» **DATA EXTRACT**:

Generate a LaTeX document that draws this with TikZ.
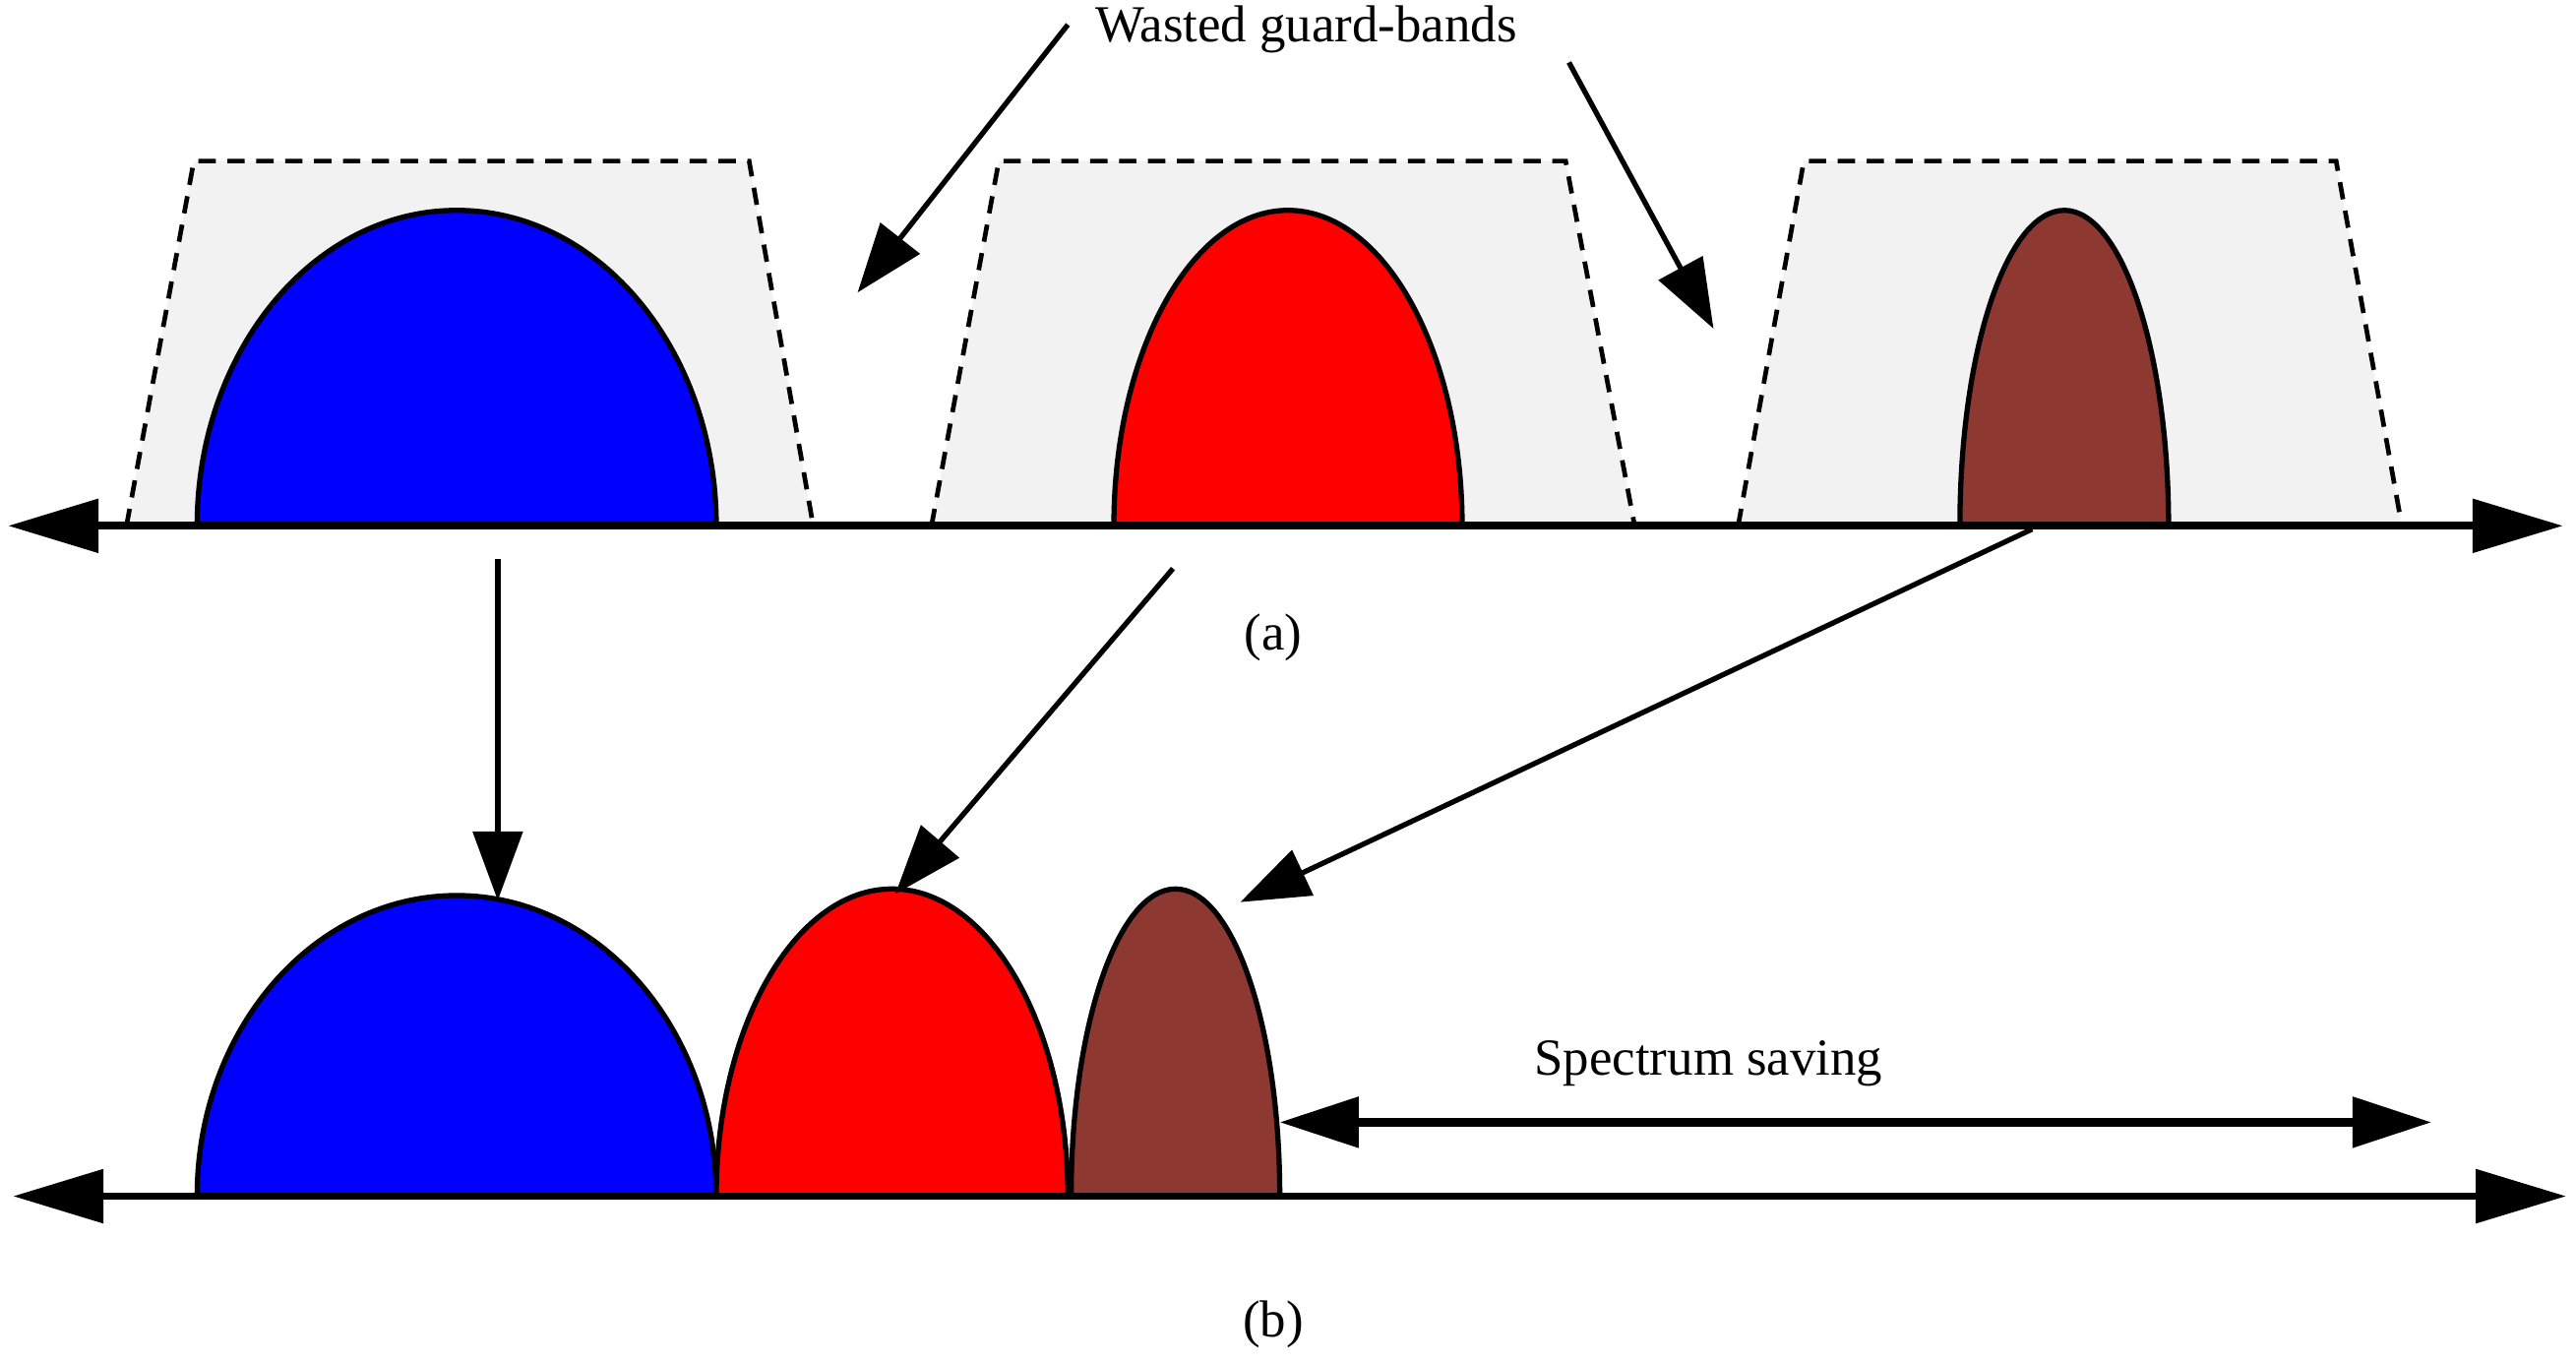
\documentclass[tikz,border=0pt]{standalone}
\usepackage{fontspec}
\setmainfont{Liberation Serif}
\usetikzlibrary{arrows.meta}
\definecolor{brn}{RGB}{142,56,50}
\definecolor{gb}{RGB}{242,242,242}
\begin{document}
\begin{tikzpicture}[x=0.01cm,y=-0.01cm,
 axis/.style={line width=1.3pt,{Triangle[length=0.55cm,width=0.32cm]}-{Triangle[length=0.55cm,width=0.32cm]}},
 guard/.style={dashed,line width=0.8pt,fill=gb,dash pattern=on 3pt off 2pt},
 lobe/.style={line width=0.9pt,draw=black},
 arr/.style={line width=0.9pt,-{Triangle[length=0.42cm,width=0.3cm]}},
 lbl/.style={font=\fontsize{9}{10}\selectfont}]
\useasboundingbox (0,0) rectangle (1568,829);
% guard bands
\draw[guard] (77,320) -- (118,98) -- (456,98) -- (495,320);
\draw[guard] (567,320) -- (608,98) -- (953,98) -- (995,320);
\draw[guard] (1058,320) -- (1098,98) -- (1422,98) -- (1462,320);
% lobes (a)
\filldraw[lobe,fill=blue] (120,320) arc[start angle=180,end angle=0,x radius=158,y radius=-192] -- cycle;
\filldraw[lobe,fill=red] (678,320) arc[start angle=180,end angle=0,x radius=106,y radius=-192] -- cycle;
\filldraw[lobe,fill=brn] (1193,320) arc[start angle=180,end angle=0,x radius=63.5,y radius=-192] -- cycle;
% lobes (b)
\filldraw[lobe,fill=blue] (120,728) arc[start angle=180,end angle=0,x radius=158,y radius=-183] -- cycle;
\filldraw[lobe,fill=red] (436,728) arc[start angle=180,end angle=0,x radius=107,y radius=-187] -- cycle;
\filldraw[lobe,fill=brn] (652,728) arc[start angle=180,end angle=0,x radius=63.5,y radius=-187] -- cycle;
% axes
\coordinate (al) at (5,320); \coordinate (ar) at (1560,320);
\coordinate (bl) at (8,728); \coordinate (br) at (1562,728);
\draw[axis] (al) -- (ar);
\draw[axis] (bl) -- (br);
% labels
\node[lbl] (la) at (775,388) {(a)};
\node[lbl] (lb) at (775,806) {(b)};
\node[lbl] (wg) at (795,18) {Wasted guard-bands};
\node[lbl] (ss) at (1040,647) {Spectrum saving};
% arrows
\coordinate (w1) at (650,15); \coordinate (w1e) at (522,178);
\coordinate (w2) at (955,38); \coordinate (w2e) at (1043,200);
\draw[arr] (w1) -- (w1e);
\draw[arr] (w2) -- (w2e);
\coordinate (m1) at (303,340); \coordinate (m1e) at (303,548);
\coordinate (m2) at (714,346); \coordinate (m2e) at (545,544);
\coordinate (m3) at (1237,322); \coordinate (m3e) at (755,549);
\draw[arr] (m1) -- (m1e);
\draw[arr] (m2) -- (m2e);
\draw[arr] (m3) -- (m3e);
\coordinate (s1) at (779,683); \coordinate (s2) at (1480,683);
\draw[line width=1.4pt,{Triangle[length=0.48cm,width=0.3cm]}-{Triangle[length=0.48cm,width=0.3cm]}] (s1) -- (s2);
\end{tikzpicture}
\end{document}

==

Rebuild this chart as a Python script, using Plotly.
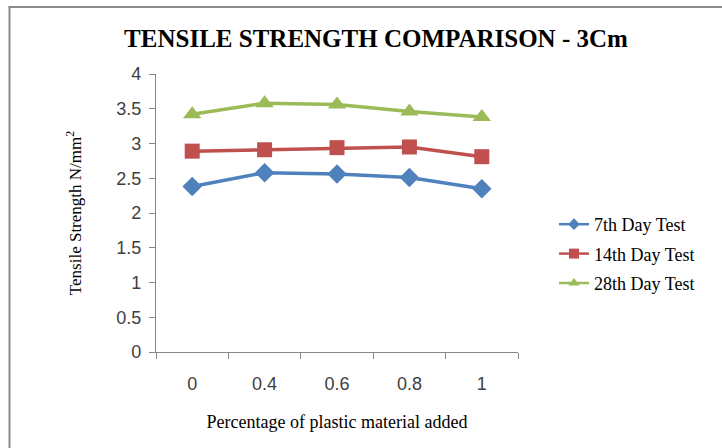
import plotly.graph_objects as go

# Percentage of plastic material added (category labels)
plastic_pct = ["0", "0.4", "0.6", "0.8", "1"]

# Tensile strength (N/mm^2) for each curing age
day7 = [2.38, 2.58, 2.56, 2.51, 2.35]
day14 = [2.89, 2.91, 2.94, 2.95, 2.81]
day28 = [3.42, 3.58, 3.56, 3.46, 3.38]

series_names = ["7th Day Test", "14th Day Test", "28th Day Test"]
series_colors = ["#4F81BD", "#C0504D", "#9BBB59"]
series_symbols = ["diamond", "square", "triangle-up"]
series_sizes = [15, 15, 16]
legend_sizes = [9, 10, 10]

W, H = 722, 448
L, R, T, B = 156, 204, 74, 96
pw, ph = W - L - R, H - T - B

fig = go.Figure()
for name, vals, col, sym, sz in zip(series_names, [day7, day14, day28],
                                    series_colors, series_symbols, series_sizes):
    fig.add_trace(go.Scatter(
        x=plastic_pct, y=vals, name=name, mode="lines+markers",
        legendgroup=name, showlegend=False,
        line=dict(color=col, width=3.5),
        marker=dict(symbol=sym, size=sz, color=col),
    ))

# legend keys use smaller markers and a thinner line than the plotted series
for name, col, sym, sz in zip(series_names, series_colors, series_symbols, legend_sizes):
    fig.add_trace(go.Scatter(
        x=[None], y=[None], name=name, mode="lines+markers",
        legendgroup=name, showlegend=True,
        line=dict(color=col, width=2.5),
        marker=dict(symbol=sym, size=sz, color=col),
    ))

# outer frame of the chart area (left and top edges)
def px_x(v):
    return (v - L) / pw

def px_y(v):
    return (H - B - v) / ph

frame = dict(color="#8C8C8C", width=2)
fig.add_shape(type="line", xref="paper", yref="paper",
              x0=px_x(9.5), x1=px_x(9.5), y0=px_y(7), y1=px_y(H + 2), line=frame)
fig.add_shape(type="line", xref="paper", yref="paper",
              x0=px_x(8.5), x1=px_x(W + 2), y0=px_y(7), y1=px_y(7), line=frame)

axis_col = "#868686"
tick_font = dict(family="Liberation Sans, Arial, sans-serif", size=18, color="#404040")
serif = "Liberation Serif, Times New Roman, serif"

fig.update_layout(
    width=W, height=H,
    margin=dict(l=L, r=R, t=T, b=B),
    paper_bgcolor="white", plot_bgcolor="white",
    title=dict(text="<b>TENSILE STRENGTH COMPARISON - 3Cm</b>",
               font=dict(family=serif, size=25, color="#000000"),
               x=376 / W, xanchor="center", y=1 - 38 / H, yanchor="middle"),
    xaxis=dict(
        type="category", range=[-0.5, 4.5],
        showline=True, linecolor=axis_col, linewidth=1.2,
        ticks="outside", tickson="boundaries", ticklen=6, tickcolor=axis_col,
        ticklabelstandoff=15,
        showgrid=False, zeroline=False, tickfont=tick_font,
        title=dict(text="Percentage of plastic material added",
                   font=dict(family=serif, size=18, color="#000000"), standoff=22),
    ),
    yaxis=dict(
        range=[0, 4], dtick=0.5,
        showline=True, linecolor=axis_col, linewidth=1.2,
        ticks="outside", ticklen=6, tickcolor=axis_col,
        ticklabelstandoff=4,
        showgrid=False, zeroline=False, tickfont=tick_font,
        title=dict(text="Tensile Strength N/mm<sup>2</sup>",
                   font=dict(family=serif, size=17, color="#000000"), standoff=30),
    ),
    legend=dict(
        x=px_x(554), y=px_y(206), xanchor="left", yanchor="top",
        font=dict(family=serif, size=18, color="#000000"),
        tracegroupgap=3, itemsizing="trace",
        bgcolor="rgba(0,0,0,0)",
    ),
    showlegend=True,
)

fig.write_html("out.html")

» **TASK BRIEF**:
Beginning with the line above that contains "Rebuild this chart" and ending with the line that contains "x0=px_x(8.5), x1=px_x(W +", quote each line exactly, keeping out the pictures.

» **SOLUTION TO THIS EXERCISE**:
Rebuild this chart as a Python script, using Plotly.
import plotly.graph_objects as go

# Percentage of plastic material added (category labels)
plastic_pct = ["0", "0.4", "0.6", "0.8", "1"]

# Tensile strength (N/mm^2) for each curing age
day7 = [2.38, 2.58, 2.56, 2.51, 2.35]
day14 = [2.89, 2.91, 2.94, 2.95, 2.81]
day28 = [3.42, 3.58, 3.56, 3.46, 3.38]

series_names = ["7th Day Test", "14th Day Test", "28th Day Test"]
series_colors = ["#4F81BD", "#C0504D", "#9BBB59"]
series_symbols = ["diamond", "square", "triangle-up"]
series_sizes = [15, 15, 16]
legend_sizes = [9, 10, 10]

W, H = 722, 448
L, R, T, B = 156, 204, 74, 96
pw, ph = W - L - R, H - T - B

fig = go.Figure()
for name, vals, col, sym, sz in zip(series_names, [day7, day14, day28],
                                    series_colors, series_symbols, series_sizes):
    fig.add_trace(go.Scatter(
        x=plastic_pct, y=vals, name=name, mode="lines+markers",
        legendgroup=name, showlegend=False,
        line=dict(color=col, width=3.5),
        marker=dict(symbol=sym, size=sz, color=col),
    ))

# legend keys use smaller markers and a thinner line than the plotted series
for name, col, sym, sz in zip(series_names, series_colors, series_symbols, legend_sizes):
    fig.add_trace(go.Scatter(
        x=[None], y=[None], name=name, mode="lines+markers",
        legendgroup=name, showlegend=True,
        line=dict(color=col, width=2.5),
        marker=dict(symbol=sym, size=sz, color=col),
    ))

# outer frame of the chart area (left and top edges)
def px_x(v):
    return (v - L) / pw

def px_y(v):
    return (H - B - v) / ph

frame = dict(color="#8C8C8C", width=2)
fig.add_shape(type="line", xref="paper", yref="paper",
              x0=px_x(9.5), x1=px_x(9.5), y0=px_y(7), y1=px_y(H + 2), line=frame)
fig.add_shape(type="line", xref="paper", yref="paper",
              x0=px_x(8.5), x1=px_x(W + 2), y0=px_y(7), y1=px_y(7), line=frame)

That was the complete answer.